The document’s stance toward the “free religious movements” is: study their appeal to the masses, and especially their “lively liturgy, felt sense of brotherhood, and active missionary participation.” Months prior to the Puebla conference, priests questioned leading evangelical preachers and movements in Latin America about their methods, for reports to the bishops.

But a tightening within the Catholic community in Latin America is also indicated. Catholics should be warned, says the document, about other religious forms and “the distortions they carry regarding a living expression of the Christian faith.”

Banned liberation theologians had a greater influence on the conference than was grasped by many conservative bishops. Progressive bishops brought thirty-eight sympathetic theologians who met in an outside think tank while the sessions were in progress. Bishops solicited their suggestions, and sometimes returned with sections composed by the excluded liberation theologians for incorporation into the final document. Exulted Brazilian liberation expert Hugo Assmann: “We were not condemned here as we had expected. Instead this document goes farther than the one put together in Medellín in describing the process of economic cause and effect in Latin America. And finally, they recognized here, by referring to ‘differences of opinion,’ that we are a real force in the church.”

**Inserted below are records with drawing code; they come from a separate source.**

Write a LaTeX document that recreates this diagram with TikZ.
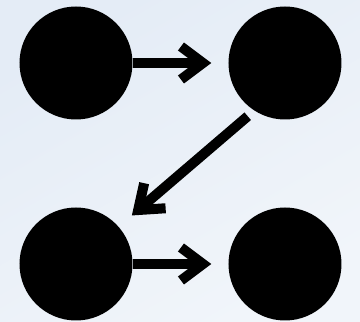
\documentclass[tikz,border=0pt]{standalone}
\usepackage{xcolor}
\usetikzlibrary{arrows.meta}
\definecolor{bgtop}{RGB}{228,236,246}
\definecolor{bgbot}{RGB}{241,245,250}

\begin{document}
\begin{tikzpicture}[x=1pt, y=1pt,
  dot/.style={circle, fill=black, inner sep=0pt, minimum size=113pt},
  flow/.style={line width=10pt, -{Straight Barb[length=22pt, width=33pt, line width=10pt]}}]
  % background
  \shade[shading=axis, top color=bgtop, bottom color=bgbot, shading angle=30] (0,0) rectangle (360,322);
  \useasboundingbox (0,0) rectangle (360,322);
  % the four dots
  \node[dot] (a) at (76,259) {};
  \node[dot] (b) at (285,259) {};
  \node[dot] (c) at (76,58) {};
  \node[dot] (d) at (285,58) {};
  % arrows between them
  \draw[flow] (a.east) -- ([xshift=-17pt]b.west);
  \draw[flow] ([shift={(235:65pt)}]b.center) -- ([shift={(41:74pt)}]c.center);
  \draw[flow] (c.east) -- ([xshift=-17pt]d.west);
\end{tikzpicture}
\end{document}
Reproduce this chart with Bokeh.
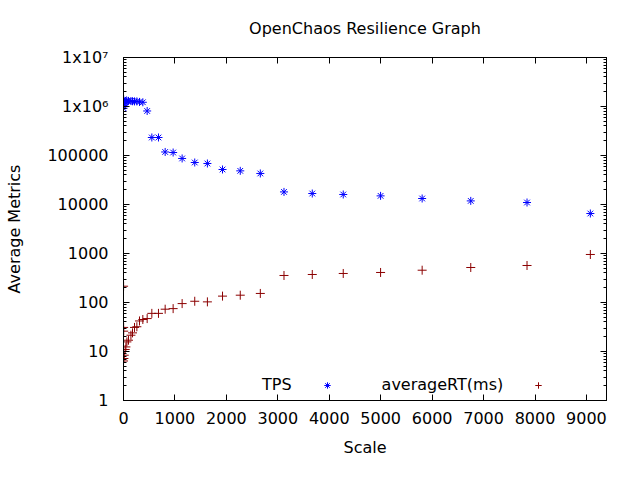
from bokeh.plotting import figure
from bokeh.models import (FixedTicker, LinearAxis, LogAxis, Range1d, Legend,
                          LegendItem, CustomJSTickFormatter)
from bokeh.embed import file_html
from bokeh.resources import INLINE

# ---- data ----
scale = [1, 2, 3, 4, 8, 14, 33, 47, 66, 97, 144, 175, 214, 260, 311, 376,
         460, 551, 680, 810, 965, 1140, 1385, 1631, 1925, 2270, 2660,
         3120, 3670, 4272, 4998, 5806, 6751, 7845, 9076]
tps = [920000, 1050000, 1400000, 1150000, 1300000, 1250000, 1220000, 1280000,
       1300000, 1300000, 1290000, 1280000, 1270000, 1270000, 1240000, 1220000,
       810000, 233000, 233000, 118000, 115000, 87000, 72000, 68700, 51800,
       48600, 43000, 18070, 16750, 16000, 15000, 13250, 11840, 10980, 6550]
avg_rt = [6.4, 215, 31, 26, 7.2, 8.4, 11, 12.4, 15.7, 17, 21.5, 24, 31, 32,
          42, 45, 47, 60, 60, 73, 75, 95, 106, 103, 135, 141, 153,
          356, 373, 391, 410, 456, 518, 569, 955]

x_ticks = [0, 1000, 2000, 3000, 4000, 5000, 6000, 7000, 8000, 9000]
y_ticks = [1, 10, 100, 1000, 10000, 100000, 1000000, 10000000]
y_tick_labels = ["1", "10", "100", "1000", "10000", "100000", "1x10\u2076", "1x10\u2077"]
y_minor = [m * 10 ** k for k in range(0, 7) for m in range(2, 10)]
series_names = ["TPS", "averageRT(ms)"]

FONT = "DejaVu Sans"

p = figure(width=640, height=480, y_axis_type="log",
           x_range=Range1d(0, 9390), y_range=Range1d(1, 1e7),
           output_backend="svg", toolbar_location=None,
           min_border_left=123, min_border_right=34,
           min_border_top=57, min_border_bottom=80,
           title="OpenChaos Resilience Graph")

p.title.align = "center"
p.title.vertical_align = "top"
p.title.text_font = FONT
p.title.text_font_size = "16px"
p.title.text_font_style = "normal"
p.title.text_color = "black"
p.title.standoff = 36

p.grid.visible = False
p.outline_line_color = "black"
p.outline_line_alpha = 1.0
p.background_fill_color = "white"
p.border_fill_color = "white"

def style_axis(ax):
    ax.axis_line_color = "black"
    ax.major_tick_line_color = "black"
    ax.minor_tick_line_color = "black"
    ax.major_tick_in = 6
    ax.major_tick_out = 0
    ax.minor_tick_in = 3
    ax.minor_tick_out = 0
    ax.major_label_text_font = FONT
    ax.major_label_text_font_size = "16px"
    ax.major_label_text_color = "black"
    ax.axis_label_text_font = FONT
    ax.axis_label_text_font_size = "16px"
    ax.axis_label_text_font_style = "normal"
    ax.axis_label_text_color = "black"

xa = p.xaxis[0]
style_axis(xa)
xa.ticker = FixedTicker(ticks=x_ticks)
xa.axis_label = "Scale"
xa.major_label_standoff = 11
xa.axis_label_standoff = 11

ya = p.yaxis[0]
style_axis(ya)
ya.ticker = FixedTicker(ticks=y_ticks, minor_ticks=y_minor)
ya.major_label_overrides = {t: s for t, s in zip(y_ticks, y_tick_labels)}
ya.axis_label = "Average Metrics"
ya.major_label_standoff = 15
ya.axis_label_standoff = 20

blank = CustomJSTickFormatter(code="return ''")
right = LogAxis(ticker=FixedTicker(ticks=y_ticks, minor_ticks=y_minor), formatter=blank,
                major_label_standoff=0)
style_axis(right)
p.add_layout(right, "right")
top = LinearAxis(ticker=FixedTicker(ticks=x_ticks), formatter=blank, major_label_standoff=0)
style_axis(top)
p.add_layout(top, "above")

r_tps = p.scatter(scale, tps, marker="asterisk", size=8,
                  line_color="#0000ff", line_width=1)
r_rt = p.scatter(scale, avg_rt, marker="cross", size=9,
                 line_color="#8b0000", line_width=1)
# empty, invisible renderer used for the text-only key entries
r_none = p.scatter([], [], marker="dot", size=0, line_alpha=0, fill_alpha=0)

# gnuplot-style key (text first, then the sample), in the empty lower band of the plot
key = Legend(items=[LegendItem(label=series_names[0], renderers=[r_none]),
                    LegendItem(label="", renderers=[r_tps]),
                    LegendItem(label=series_names[1], renderers=[r_none]),
                    LegendItem(label="", renderers=[r_rt])],
             location=(121, 6), orientation="horizontal",
             glyph_width=16, glyph_height=18, label_height=18, label_width=0,
             label_standoff=2, spacing=27, padding=0, margin=0,
             border_line_color=None, background_fill_alpha=0,
             label_text_font=FONT, label_text_font_size="16px",
             label_text_color="black")
p.add_layout(key)

open("out.html", "w").write(file_html(p, INLINE))
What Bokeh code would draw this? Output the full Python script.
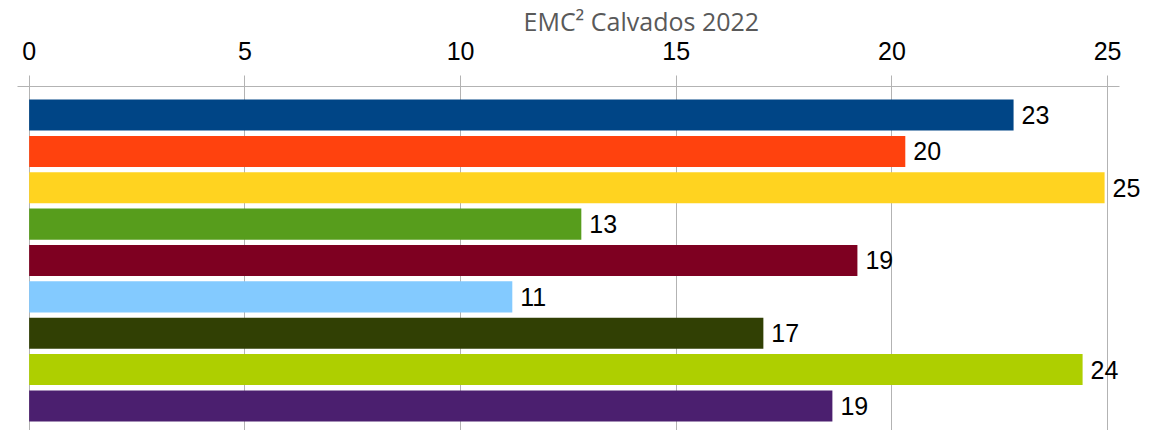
from bokeh.plotting import figure
from bokeh.models import ColumnDataSource, Range1d, FixedTicker, LabelSet
from bokeh.core.properties import value
from bokeh.embed import file_html
from bokeh.resources import INLINE

# Data
categories = ["A", "B", "C", "D", "E", "F", "G", "H", "I"]
values = [22.82, 20.31, 24.93, 12.80, 19.20, 11.20, 17.02, 24.42, 18.62]
labels = ["23", "20", "25", "13", "19", "11", "17", "24", "19"]
colors = ["#004586", "#ff420e", "#ffd320", "#579d1c", "#7e0021",
          "#83caff", "#314004", "#aecf00", "#4b1f6f"]
ticks = [0, 5, 10, 15, 20, 25]
title_text = "EMC² Calvados 2022"

pos = list(range(len(categories)))
src = ColumnDataSource(dict(y=pos, v=values, lab=labels, c=colors))

p = figure(width=1160, height=430, output_backend="svg", toolbar_location=None,
           x_range=Range1d(-0.27, 26.11), y_range=Range1d(8.676, -0.786),
           x_axis_location="above", min_border_left=17, min_border_right=5,
           min_border_bottom=0, min_border_top=0)
p.outline_line_color = None
p.background_fill_color = "white"

p.title.text = title_text
p.title.align = "left"
p.title.text_font = "Open Sans"
p.title.text_font_size = "25px"
p.title.text_font_style = "normal"
p.title.text_color = "#595959"
p.title.offset = 506
p.title.standoff = 2

p.hbar(y="y", left=0, right="v", height=0.855, color="c", line_color=None, source=src)

p.add_layout(LabelSet(x="v", y="y", text="lab", source=src, x_offset=8,
                      text_baseline="middle", text_align="left",
                      text_font=value("Liberation Sans"), text_font_size="25px",
                      text_color="black"))

xa = p.xaxis[0]
xa.ticker = FixedTicker(ticks=ticks)
xa.bounds = (-0.27, 25.27)
xa.minor_tick_line_color = None
xa.major_tick_out = 11
xa.major_tick_in = 0
xa.major_tick_line_color = "#b3b3b3"
xa.axis_line_color = "#b3b3b3"
xa.major_label_standoff = 16
xa.major_label_text_font = "Liberation Sans"
xa.major_label_text_font_size = "25px"
xa.major_label_text_color = "black"

p.yaxis.visible = False
p.ygrid.visible = False
p.xgrid.ticker = FixedTicker(ticks=ticks)
p.xgrid.grid_line_color = "#b3b3b3"

open("out.html", "w").write(file_html(p, INLINE))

Liberation theologians plan to use the parts of the document with which they agree, and forget the rest. They also hope to get the jump on the popular interpretation of Puebla by releasing a small booklet in each country of Latin America, explaining the conference and its conclusions.

“But,” complained Pierre Primaeau, a French Canadian priest working at CELAM headquarters in Bogotá, Colombia, “these theology of liberation people work with grants from the World Council of Churches. The Catholic Church certainly doesn’t give them funds for their centers in Costa Rica and other places. This is not fair. We are happy to participate in ecumenism, but not this kind.”

Cardinal Sebastiano Baggio, liaison between the Vatican and the Latin bishops, commented cheerfully at the close of the conference, “This came out much better than I had expected.” The document had been unanimously approved by the voting bishops. Some observers believe, however, that that was because everyone saw his own preferences expressed somewhere in the declaration: each could push into his own spiritual waters, while ostensibly remaining faithful to the Pope, his teaching, and the Roman Catholic Church.